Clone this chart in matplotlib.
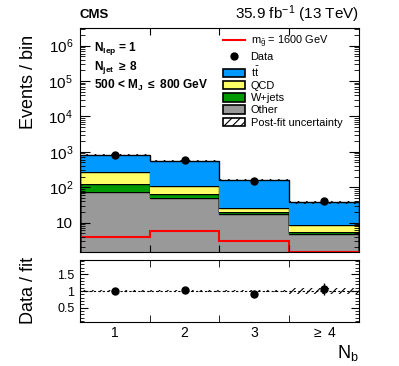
import numpy as np
import matplotlib.pyplot as plt
from matplotlib.patches import Patch
from matplotlib.lines import Line2D
from matplotlib.ticker import LogLocator, NullFormatter, MultipleLocator

# N_b bins and stacked post-fit yields
nb_labels = ['1', '2', '3', r'$\geq$ 4']
other = [72, 49, 17, 4.9]
wjets = [55, 15, 3.4, 0.5]
qcd = [143, 46, 4.6, 3.2]
ttbar = [550, 450, 138, 29]
signal = [3.8, 5.7, 3.1, 1.45]
data = [825, 585, 150, 40]
unc_rel = [0.03, 0.03, 0.03, 0.10]

edges = np.arange(0.5, 5.0, 1.0)
centers = np.arange(1, 5)

plt.rcParams['font.family'] = ['Liberation Sans', 'DejaVu Sans']
plt.rcParams['mathtext.fontset'] = 'custom'
plt.rcParams['mathtext.rm'] = 'Liberation Sans'
plt.rcParams['mathtext.it'] = 'Liberation Sans'
plt.rcParams['mathtext.bf'] = 'Liberation Sans:bold'
plt.rcParams['hatch.linewidth'] = 0.8

fig = plt.figure(figsize=(3.99, 3.66), dpi=100)
ax = fig.add_axes([0.2005, 0.3123, 0.6992, 0.6104])
rax = fig.add_axes([0.2005, 0.121, 0.6992, 0.1686])

colors = ['#999999', '#009900', '#ffff66', '#0099ff']
comps = [other, wjets, qcd, ttbar]
bottom = np.full(4, 1e-3)
for vals, c in zip(comps, colors):
    top = bottom + np.array(vals)
    ax.stairs(top, edges, baseline=bottom, fill=True, color=c)
    ax.stairs(top, edges, color='black', lw=1.0)
    bottom = top
total = bottom

# post-fit uncertainty on the total
unc = total * np.array(unc_rel)
ax.stairs(total + unc, edges, baseline=total - unc, fill=True, facecolor='none',
          edgecolor='black', hatch='////', lw=0)
ax.stairs(signal, edges, color='red', lw=1.5)
ax.errorbar(centers, data, yerr=np.sqrt(data), fmt='o', color='black', ms=5, lw=1)

ax.set_yscale('log')
ax.set_ylim(1.5, 3.1e6)
ax.set_xlim(0.5, 4.5)
ax.yaxis.set_minor_locator(LogLocator(base=10, subs=np.arange(2, 10), numticks=20))
ax.yaxis.set_minor_formatter(NullFormatter())
ax.set_yticks([10, 100, 1e3, 1e4, 1e5, 1e6])
ax.set_yticklabels(['10', r'10$^2$', r'10$^3$', r'10$^4$', r'10$^5$', r'10$^6$'])
ax.set_xticks(edges[1:-1])
ax.set_xticklabels([])
ax.tick_params(which='both', direction='in', top=True, right=True, labelsize=11, pad=5)
ax.tick_params(which='major', length=7)
ax.tick_params(which='minor', length=3.5)
ax.tick_params(axis='x', which='major', length=5)
ax.set_ylabel('Events / bin', fontsize=13, ha='right')
ax.yaxis.set_label_coords(-0.155, 0.97)

# ratio panel
ratio = np.array(data) / total
rerr = np.sqrt(data) / total
rax.stairs(1 + np.array(unc_rel), edges, baseline=1 - np.array(unc_rel), fill=True,
           facecolor='none', edgecolor='black', hatch='////', lw=0)
rax.axhline(1, color='black', ls='--', lw=0.8, dashes=(2, 2))
rax.errorbar(centers, ratio, yerr=rerr, fmt='o', color='black', ms=5, lw=1)
rax.set_xlim(0.5, 4.5)
rax.set_ylim(0.08, 1.93)
rax.set_xticks(centers)
rax.set_xticklabels(nb_labels)
rax.set_xticks(edges[1:-1], minor=True)
rax.yaxis.set_minor_locator(MultipleLocator(0.1))
rax.set_yticks([0.5, 1, 1.5])
rax.set_yticklabels(['0.5', '1', '1.5'])
rax.tick_params(which='both', direction='in', top=True, right=True)
rax.tick_params(axis='x', which='major', length=0, pad=3, labelsize=10)
rax.tick_params(axis='x', which='minor', length=5)
rax.tick_params(axis='y', which='major', length=6, labelsize=9, pad=4)
rax.tick_params(axis='y', which='minor', length=3)
rax.set_ylabel('Data / fit', fontsize=13)
rax.yaxis.set_label_coords(-0.155, 0.5)
rax.set_xlabel(r'N$_{\rm b}$', fontsize=13, ha='right', va='top')
rax.xaxis.set_label_coords(1.0, -0.34)

# headers and selection text
fig.text(0.2005, 0.95, 'CMS', fontsize=9.5, fontweight='bold', va='baseline')
fig.text(0.8997, 0.948, r'35.9 fb$^{-1}$ (13 TeV)', fontsize=11, ha='right', va='baseline')
ax.text(0.05, 0.90, r'$\mathbf{N_{lep}}$ = 1', transform=ax.transAxes,
        fontsize=8.6, fontweight='bold')
ax.text(0.05, 0.815, r'$\mathbf{N_{jet}}$ $\mathbf{\geq}$ 8', transform=ax.transAxes,
        fontsize=8.6, fontweight='bold')
ax.text(0.05, 0.73, r'500 < $\mathbf{M_J}$ $\mathbf{\leq}$ 800 GeV', transform=ax.transAxes,
        fontsize=8.6, fontweight='bold')

handles = [
    Line2D([], [], color='red', lw=1.5),
    Line2D([], [], color='black', marker='o', ls='none', ms=5),
    Patch(facecolor=colors[3], edgecolor='black', lw=1.2),
    Patch(facecolor=colors[2], edgecolor='black', lw=1.2),
    Patch(facecolor=colors[1], edgecolor='black', lw=1.2),
    Patch(facecolor=colors[0], edgecolor='black', lw=1.2),
    Patch(facecolor='white', edgecolor='black', hatch='////', lw=1.2),
]
labels = [r'm$_{\tilde{\rm g}}$ = 1600 GeV', 'Data', r't$\bar{\rm t}$', 'QCD',
          'W+jets', 'Other', 'Post-fit uncertainty']
ax.legend(handles, labels, loc='upper left', bbox_to_anchor=(0.513, 0.975),
          frameon=False, fontsize=7.9, handlelength=2.0, handleheight=0.8,
          labelspacing=0.2, borderaxespad=0, borderpad=0, handletextpad=0.5)

fig.savefig('out.png', dpi=100)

◆ ◆ ◆

** Stated exercise **
Copy out all the data without changing anything, and drop the pictures.

** Final result **
Clone this chart in matplotlib.
import numpy as np
import matplotlib.pyplot as plt
from matplotlib.patches import Patch
from matplotlib.lines import Line2D
from matplotlib.ticker import LogLocator, NullFormatter, MultipleLocator

# N_b bins and stacked post-fit yields
nb_labels = ['1', '2', '3', r'$\geq$ 4']
other = [72, 49, 17, 4.9]
wjets = [55, 15, 3.4, 0.5]
qcd = [143, 46, 4.6, 3.2]
ttbar = [550, 450, 138, 29]
signal = [3.8, 5.7, 3.1, 1.45]
data = [825, 585, 150, 40]
unc_rel = [0.03, 0.03, 0.03, 0.10]

edges = np.arange(0.5, 5.0, 1.0)
centers = np.arange(1, 5)

plt.rcParams['font.family'] = ['Liberation Sans', 'DejaVu Sans']
plt.rcParams['mathtext.fontset'] = 'custom'
plt.rcParams['mathtext.rm'] = 'Liberation Sans'
plt.rcParams['mathtext.it'] = 'Liberation Sans'
plt.rcParams['mathtext.bf'] = 'Liberation Sans:bold'
plt.rcParams['hatch.linewidth'] = 0.8

fig = plt.figure(figsize=(3.99, 3.66), dpi=100)
ax = fig.add_axes([0.2005, 0.3123, 0.6992, 0.6104])
rax = fig.add_axes([0.2005, 0.121, 0.6992, 0.1686])

colors = ['#999999', '#009900', '#ffff66', '#0099ff']
comps = [other, wjets, qcd, ttbar]
bottom = np.full(4, 1e-3)
for vals, c in zip(comps, colors):
    top = bottom + np.array(vals)
    ax.stairs(top, edges, baseline=bottom, fill=True, color=c)
    ax.stairs(top, edges, color='black', lw=1.0)
    bottom = top
total = bottom

# post-fit uncertainty on the total
unc = total * np.array(unc_rel)
ax.stairs(total + unc, edges, baseline=total - unc, fill=True, facecolor='none',
          edgecolor='black', hatch='////', lw=0)
ax.stairs(signal, edges, color='red', lw=1.5)
ax.errorbar(centers, data, yerr=np.sqrt(data), fmt='o', color='black', ms=5, lw=1)

ax.set_yscale('log')
ax.set_ylim(1.5, 3.1e6)
ax.set_xlim(0.5, 4.5)
ax.yaxis.set_minor_locator(LogLocator(base=10, subs=np.arange(2, 10), numticks=20))
ax.yaxis.set_minor_formatter(NullFormatter())
ax.set_yticks([10, 100, 1e3, 1e4, 1e5, 1e6])
ax.set_yticklabels(['10', r'10$^2$', r'10$^3$', r'10$^4$', r'10$^5$', r'10$^6$'])
ax.set_xticks(edges[1:-1])
ax.set_xticklabels([])
ax.tick_params(which='both', direction='in', top=True, right=True, labelsize=11, pad=5)
ax.tick_params(which='major', length=7)
ax.tick_params(which='minor', length=3.5)
ax.tick_params(axis='x', which='major', length=5)
ax.set_ylabel('Events / bin', fontsize=13, ha='right')
ax.yaxis.set_label_coords(-0.155, 0.97)

# ratio panel
ratio = np.array(data) / total
rerr = np.sqrt(data) / total
rax.stairs(1 + np.array(unc_rel), edges, baseline=1 - np.array(unc_rel), fill=True,
           facecolor='none', edgecolor='black', hatch='////', lw=0)
rax.axhline(1, color='black', ls='--', lw=0.8, dashes=(2, 2))
rax.errorbar(centers, ratio, yerr=rerr, fmt='o', color='black', ms=5, lw=1)
rax.set_xlim(0.5, 4.5)
rax.set_ylim(0.08, 1.93)
rax.set_xticks(centers)
rax.set_xticklabels(nb_labels)
rax.set_xticks(edges[1:-1], minor=True)
rax.yaxis.set_minor_locator(MultipleLocator(0.1))
rax.set_yticks([0.5, 1, 1.5])
rax.set_yticklabels(['0.5', '1', '1.5'])
rax.tick_params(which='both', direction='in', top=True, right=True)
rax.tick_params(axis='x', which='major', length=0, pad=3, labelsize=10)
rax.tick_params(axis='x', which='minor', length=5)
rax.tick_params(axis='y', which='major', length=6, labelsize=9, pad=4)
rax.tick_params(axis='y', which='minor', length=3)
rax.set_ylabel('Data / fit', fontsize=13)
rax.yaxis.set_label_coords(-0.155, 0.5)
rax.set_xlabel(r'N$_{\rm b}$', fontsize=13, ha='right', va='top')
rax.xaxis.set_label_coords(1.0, -0.34)

# headers and selection text
fig.text(0.2005, 0.95, 'CMS', fontsize=9.5, fontweight='bold', va='baseline')
fig.text(0.8997, 0.948, r'35.9 fb$^{-1}$ (13 TeV)', fontsize=11, ha='right', va='baseline')
ax.text(0.05, 0.90, r'$\mathbf{N_{lep}}$ = 1', transform=ax.transAxes,
        fontsize=8.6, fontweight='bold')
ax.text(0.05, 0.815, r'$\mathbf{N_{jet}}$ $\mathbf{\geq}$ 8', transform=ax.transAxes,
        fontsize=8.6, fontweight='bold')
ax.text(0.05, 0.73, r'500 < $\mathbf{M_J}$ $\mathbf{\leq}$ 800 GeV', transform=ax.transAxes,
        fontsize=8.6, fontweight='bold')

handles = [
    Line2D([], [], color='red', lw=1.5),
    Line2D([], [], color='black', marker='o', ls='none', ms=5),
    Patch(facecolor=colors[3], edgecolor='black', lw=1.2),
    Patch(facecolor=colors[2], edgecolor='black', lw=1.2),
    Patch(facecolor=colors[1], edgecolor='black', lw=1.2),
    Patch(facecolor=colors[0], edgecolor='black', lw=1.2),
    Patch(facecolor='white', edgecolor='black', hatch='////', lw=1.2),
]
labels = [r'm$_{\tilde{\rm g}}$ = 1600 GeV', 'Data', r't$\bar{\rm t}$', 'QCD',
          'W+jets', 'Other', 'Post-fit uncertainty']
ax.legend(handles, labels, loc='upper left', bbox_to_anchor=(0.513, 0.975),
          frameon=False, fontsize=7.9, handlelength=2.0, handleheight=0.8,
          labelspacing=0.2, borderaxespad=0, borderpad=0, handletextpad=0.5)

fig.savefig('out.png', dpi=100)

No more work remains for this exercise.